■ **Data lines**:
+++
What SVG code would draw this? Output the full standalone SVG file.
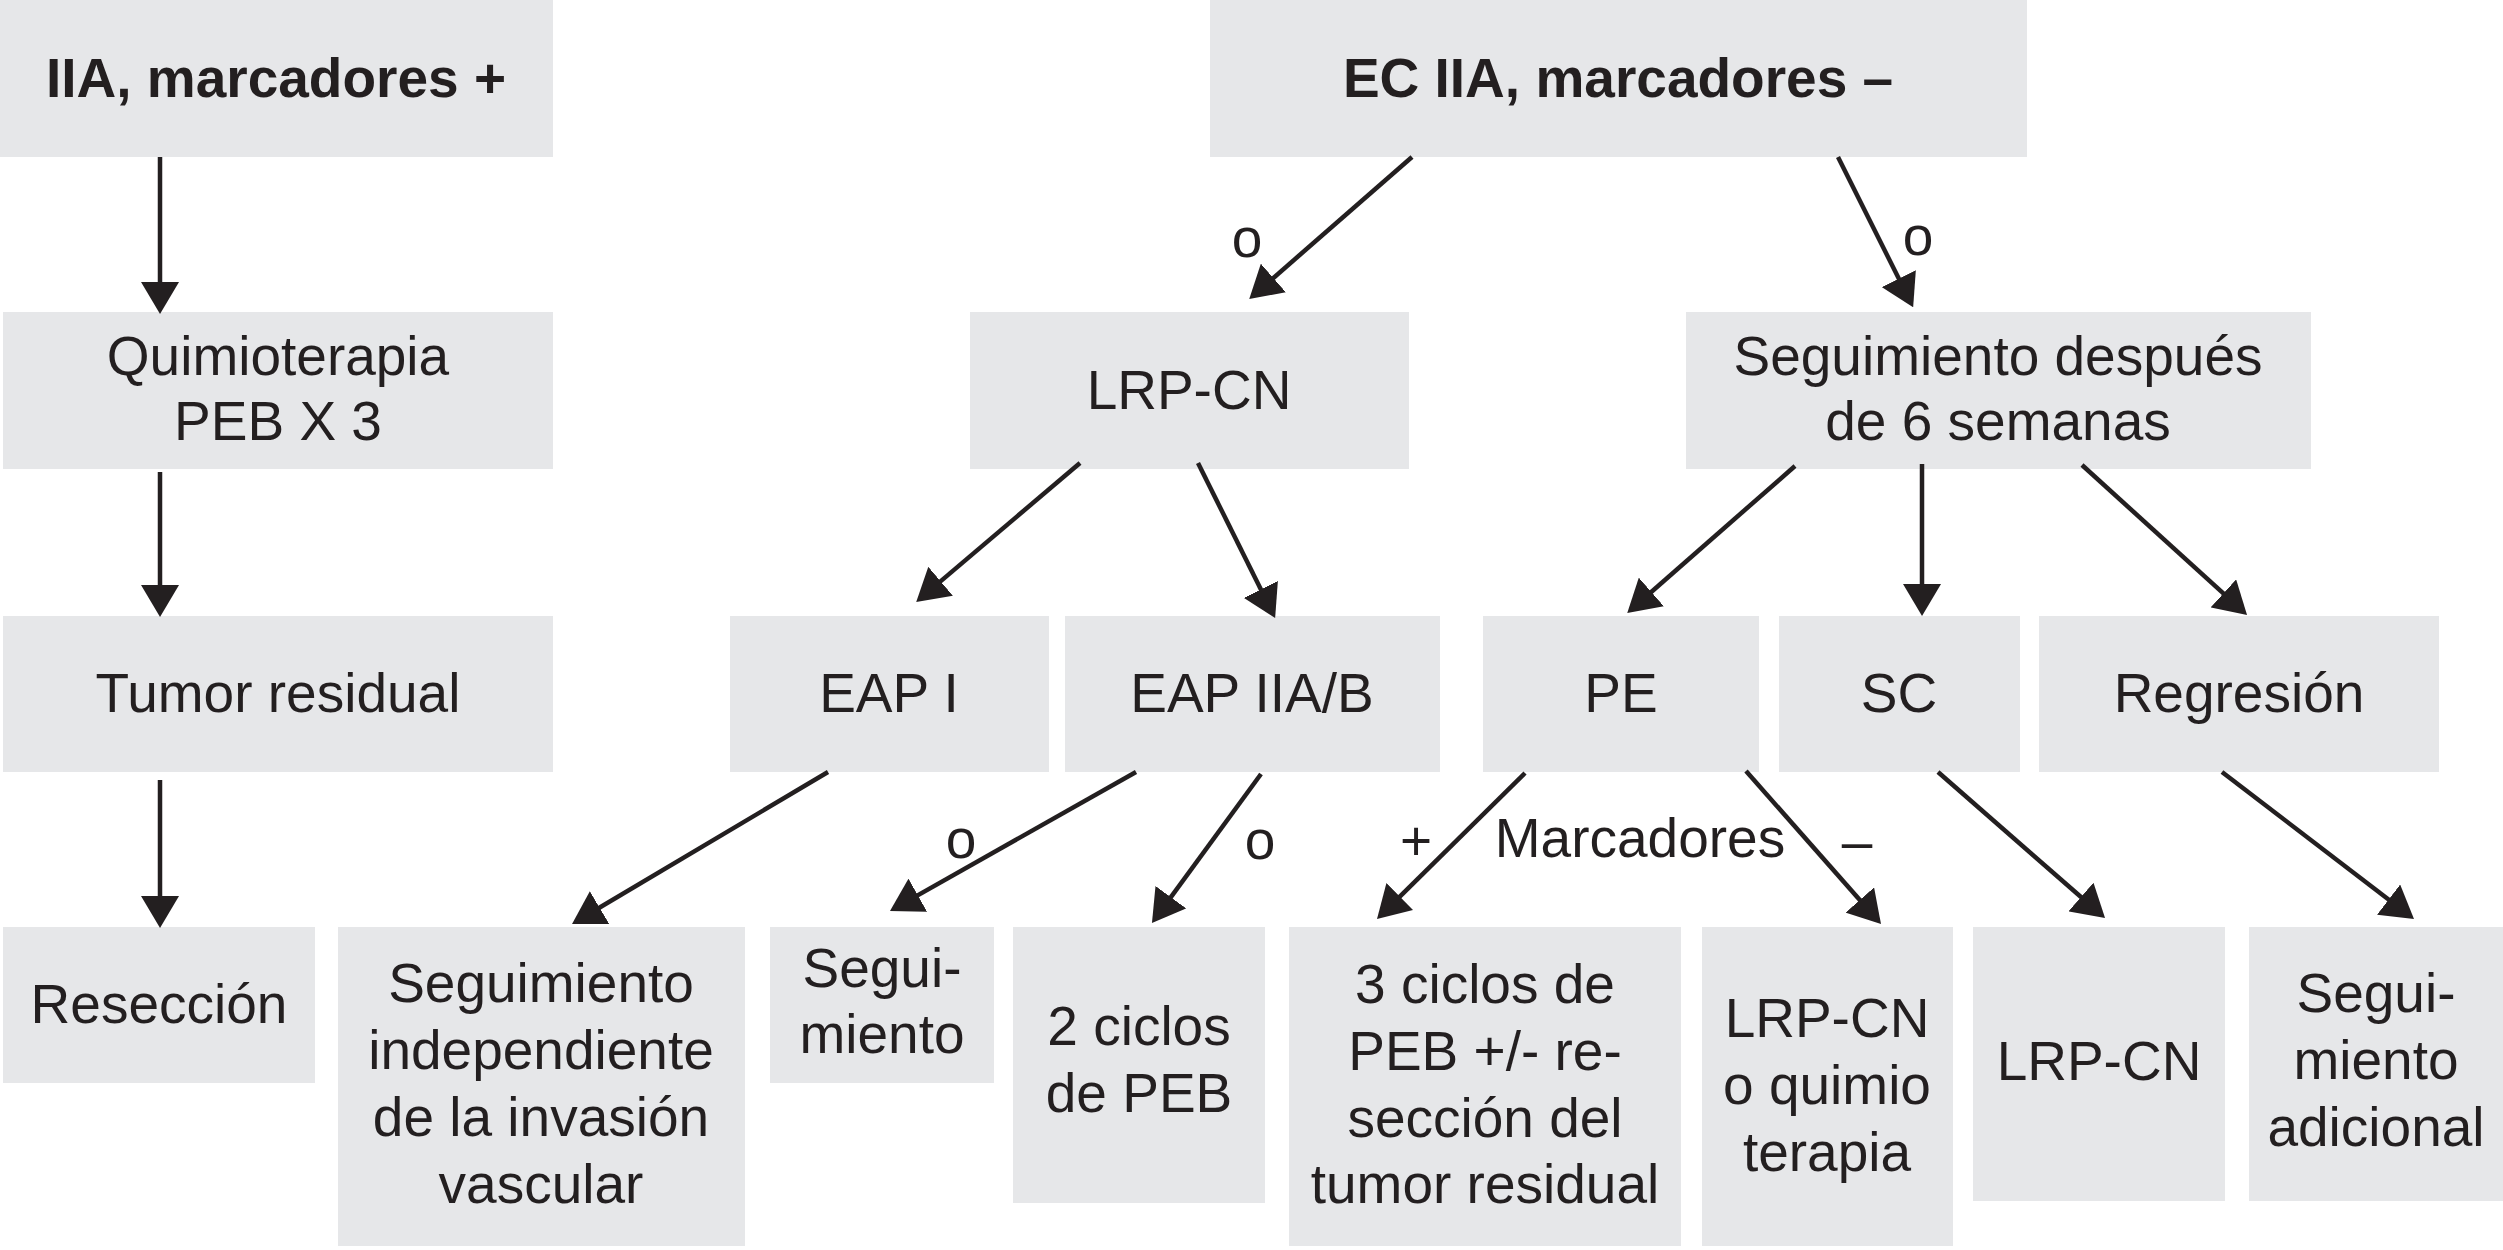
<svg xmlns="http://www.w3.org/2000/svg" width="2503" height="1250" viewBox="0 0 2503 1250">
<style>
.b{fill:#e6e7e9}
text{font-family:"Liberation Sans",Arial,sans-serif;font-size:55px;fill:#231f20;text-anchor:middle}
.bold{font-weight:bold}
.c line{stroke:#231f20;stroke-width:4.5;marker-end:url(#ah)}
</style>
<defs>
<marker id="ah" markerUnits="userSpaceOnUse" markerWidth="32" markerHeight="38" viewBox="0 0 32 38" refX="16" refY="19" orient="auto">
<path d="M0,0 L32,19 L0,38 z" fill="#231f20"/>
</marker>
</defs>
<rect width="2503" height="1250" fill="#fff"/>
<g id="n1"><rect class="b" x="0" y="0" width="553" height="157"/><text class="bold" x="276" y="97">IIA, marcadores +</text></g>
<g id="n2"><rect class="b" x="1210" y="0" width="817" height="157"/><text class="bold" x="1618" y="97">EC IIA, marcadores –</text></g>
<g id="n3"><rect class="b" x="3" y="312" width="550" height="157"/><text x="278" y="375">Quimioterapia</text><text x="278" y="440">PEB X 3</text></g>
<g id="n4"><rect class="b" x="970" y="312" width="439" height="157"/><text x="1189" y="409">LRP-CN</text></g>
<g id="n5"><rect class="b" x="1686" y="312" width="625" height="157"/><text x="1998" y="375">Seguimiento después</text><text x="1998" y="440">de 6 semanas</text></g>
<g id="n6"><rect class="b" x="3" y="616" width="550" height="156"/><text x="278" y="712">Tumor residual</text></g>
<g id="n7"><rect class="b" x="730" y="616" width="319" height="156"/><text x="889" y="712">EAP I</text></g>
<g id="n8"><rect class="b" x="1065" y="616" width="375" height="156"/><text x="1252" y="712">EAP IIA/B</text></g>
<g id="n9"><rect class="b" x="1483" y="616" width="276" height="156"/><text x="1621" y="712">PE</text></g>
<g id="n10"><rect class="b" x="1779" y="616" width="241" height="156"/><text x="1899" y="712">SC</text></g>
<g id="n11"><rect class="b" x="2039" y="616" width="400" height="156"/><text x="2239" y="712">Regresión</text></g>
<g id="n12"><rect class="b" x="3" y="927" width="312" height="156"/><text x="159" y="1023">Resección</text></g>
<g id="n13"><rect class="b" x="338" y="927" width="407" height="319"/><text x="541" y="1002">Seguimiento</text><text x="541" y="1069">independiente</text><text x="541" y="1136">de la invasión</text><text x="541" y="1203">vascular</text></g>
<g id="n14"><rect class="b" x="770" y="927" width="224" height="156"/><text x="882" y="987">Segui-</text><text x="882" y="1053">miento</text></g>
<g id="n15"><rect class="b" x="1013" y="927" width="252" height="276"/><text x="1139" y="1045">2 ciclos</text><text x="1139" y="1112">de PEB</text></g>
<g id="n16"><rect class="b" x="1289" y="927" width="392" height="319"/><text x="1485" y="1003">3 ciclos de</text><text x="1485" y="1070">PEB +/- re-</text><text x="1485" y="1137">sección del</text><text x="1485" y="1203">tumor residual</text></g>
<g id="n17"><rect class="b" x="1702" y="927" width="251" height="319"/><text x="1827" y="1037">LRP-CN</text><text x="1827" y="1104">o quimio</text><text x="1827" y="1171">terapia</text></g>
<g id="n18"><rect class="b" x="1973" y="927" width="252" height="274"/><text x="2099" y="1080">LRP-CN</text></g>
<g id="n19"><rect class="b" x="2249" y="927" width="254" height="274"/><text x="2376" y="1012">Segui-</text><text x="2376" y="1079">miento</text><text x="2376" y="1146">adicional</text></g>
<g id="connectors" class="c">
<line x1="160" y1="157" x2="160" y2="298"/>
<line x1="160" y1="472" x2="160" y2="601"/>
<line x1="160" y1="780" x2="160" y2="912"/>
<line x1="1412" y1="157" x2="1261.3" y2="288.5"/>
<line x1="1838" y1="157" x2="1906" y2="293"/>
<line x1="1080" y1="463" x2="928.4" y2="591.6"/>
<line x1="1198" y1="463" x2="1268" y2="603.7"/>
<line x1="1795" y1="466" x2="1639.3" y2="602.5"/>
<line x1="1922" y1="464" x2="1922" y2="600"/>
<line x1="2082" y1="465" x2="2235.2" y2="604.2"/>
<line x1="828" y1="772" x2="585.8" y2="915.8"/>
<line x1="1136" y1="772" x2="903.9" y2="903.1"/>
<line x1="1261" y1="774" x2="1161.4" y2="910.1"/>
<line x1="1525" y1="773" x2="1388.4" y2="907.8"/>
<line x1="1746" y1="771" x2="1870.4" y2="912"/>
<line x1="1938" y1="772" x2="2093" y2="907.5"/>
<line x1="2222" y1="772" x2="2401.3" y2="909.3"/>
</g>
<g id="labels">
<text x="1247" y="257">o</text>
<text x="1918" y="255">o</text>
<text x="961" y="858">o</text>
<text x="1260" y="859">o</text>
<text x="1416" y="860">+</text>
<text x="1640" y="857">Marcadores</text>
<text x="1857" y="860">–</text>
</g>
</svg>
+++
■ **Description of the task**: Copy all the lines of data exactly as they appear, dropping any images.

■ **Solution to this task**:
What SVG code would draw this? Output the full standalone SVG file.
<svg xmlns="http://www.w3.org/2000/svg" width="2503" height="1250" viewBox="0 0 2503 1250">
<style>
.b{fill:#e6e7e9}
text{font-family:"Liberation Sans",Arial,sans-serif;font-size:55px;fill:#231f20;text-anchor:middle}
.bold{font-weight:bold}
.c line{stroke:#231f20;stroke-width:4.5;marker-end:url(#ah)}
</style>
<defs>
<marker id="ah" markerUnits="userSpaceOnUse" markerWidth="32" markerHeight="38" viewBox="0 0 32 38" refX="16" refY="19" orient="auto">
<path d="M0,0 L32,19 L0,38 z" fill="#231f20"/>
</marker>
</defs>
<rect width="2503" height="1250" fill="#fff"/>
<g id="n1"><rect class="b" x="0" y="0" width="553" height="157"/><text class="bold" x="276" y="97">IIA, marcadores +</text></g>
<g id="n2"><rect class="b" x="1210" y="0" width="817" height="157"/><text class="bold" x="1618" y="97">EC IIA, marcadores –</text></g>
<g id="n3"><rect class="b" x="3" y="312" width="550" height="157"/><text x="278" y="375">Quimioterapia</text><text x="278" y="440">PEB X 3</text></g>
<g id="n4"><rect class="b" x="970" y="312" width="439" height="157"/><text x="1189" y="409">LRP-CN</text></g>
<g id="n5"><rect class="b" x="1686" y="312" width="625" height="157"/><text x="1998" y="375">Seguimiento después</text><text x="1998" y="440">de 6 semanas</text></g>
<g id="n6"><rect class="b" x="3" y="616" width="550" height="156"/><text x="278" y="712">Tumor residual</text></g>
<g id="n7"><rect class="b" x="730" y="616" width="319" height="156"/><text x="889" y="712">EAP I</text></g>
<g id="n8"><rect class="b" x="1065" y="616" width="375" height="156"/><text x="1252" y="712">EAP IIA/B</text></g>
<g id="n9"><rect class="b" x="1483" y="616" width="276" height="156"/><text x="1621" y="712">PE</text></g>
<g id="n10"><rect class="b" x="1779" y="616" width="241" height="156"/><text x="1899" y="712">SC</text></g>
<g id="n11"><rect class="b" x="2039" y="616" width="400" height="156"/><text x="2239" y="712">Regresión</text></g>
<g id="n12"><rect class="b" x="3" y="927" width="312" height="156"/><text x="159" y="1023">Resección</text></g>
<g id="n13"><rect class="b" x="338" y="927" width="407" height="319"/><text x="541" y="1002">Seguimiento</text><text x="541" y="1069">independiente</text><text x="541" y="1136">de la invasión</text><text x="541" y="1203">vascular</text></g>
<g id="n14"><rect class="b" x="770" y="927" width="224" height="156"/><text x="882" y="987">Segui-</text><text x="882" y="1053">miento</text></g>
<g id="n15"><rect class="b" x="1013" y="927" width="252" height="276"/><text x="1139" y="1045">2 ciclos</text><text x="1139" y="1112">de PEB</text></g>
<g id="n16"><rect class="b" x="1289" y="927" width="392" height="319"/><text x="1485" y="1003">3 ciclos de</text><text x="1485" y="1070">PEB +/- re-</text><text x="1485" y="1137">sección del</text><text x="1485" y="1203">tumor residual</text></g>
<g id="n17"><rect class="b" x="1702" y="927" width="251" height="319"/><text x="1827" y="1037">LRP-CN</text><text x="1827" y="1104">o quimio</text><text x="1827" y="1171">terapia</text></g>
<g id="n18"><rect class="b" x="1973" y="927" width="252" height="274"/><text x="2099" y="1080">LRP-CN</text></g>
<g id="n19"><rect class="b" x="2249" y="927" width="254" height="274"/><text x="2376" y="1012">Segui-</text><text x="2376" y="1079">miento</text><text x="2376" y="1146">adicional</text></g>
<g id="connectors" class="c">
<line x1="160" y1="157" x2="160" y2="298"/>
<line x1="160" y1="472" x2="160" y2="601"/>
<line x1="160" y1="780" x2="160" y2="912"/>
<line x1="1412" y1="157" x2="1261.3" y2="288.5"/>
<line x1="1838" y1="157" x2="1906" y2="293"/>
<line x1="1080" y1="463" x2="928.4" y2="591.6"/>
<line x1="1198" y1="463" x2="1268" y2="603.7"/>
<line x1="1795" y1="466" x2="1639.3" y2="602.5"/>
<line x1="1922" y1="464" x2="1922" y2="600"/>
<line x1="2082" y1="465" x2="2235.2" y2="604.2"/>
<line x1="828" y1="772" x2="585.8" y2="915.8"/>
<line x1="1136" y1="772" x2="903.9" y2="903.1"/>
<line x1="1261" y1="774" x2="1161.4" y2="910.1"/>
<line x1="1525" y1="773" x2="1388.4" y2="907.8"/>
<line x1="1746" y1="771" x2="1870.4" y2="912"/>
<line x1="1938" y1="772" x2="2093" y2="907.5"/>
<line x1="2222" y1="772" x2="2401.3" y2="909.3"/>
</g>
<g id="labels">
<text x="1247" y="257">o</text>
<text x="1918" y="255">o</text>
<text x="961" y="858">o</text>
<text x="1260" y="859">o</text>
<text x="1416" y="860">+</text>
<text x="1640" y="857">Marcadores</text>
<text x="1857" y="860">–</text>
</g>
</svg>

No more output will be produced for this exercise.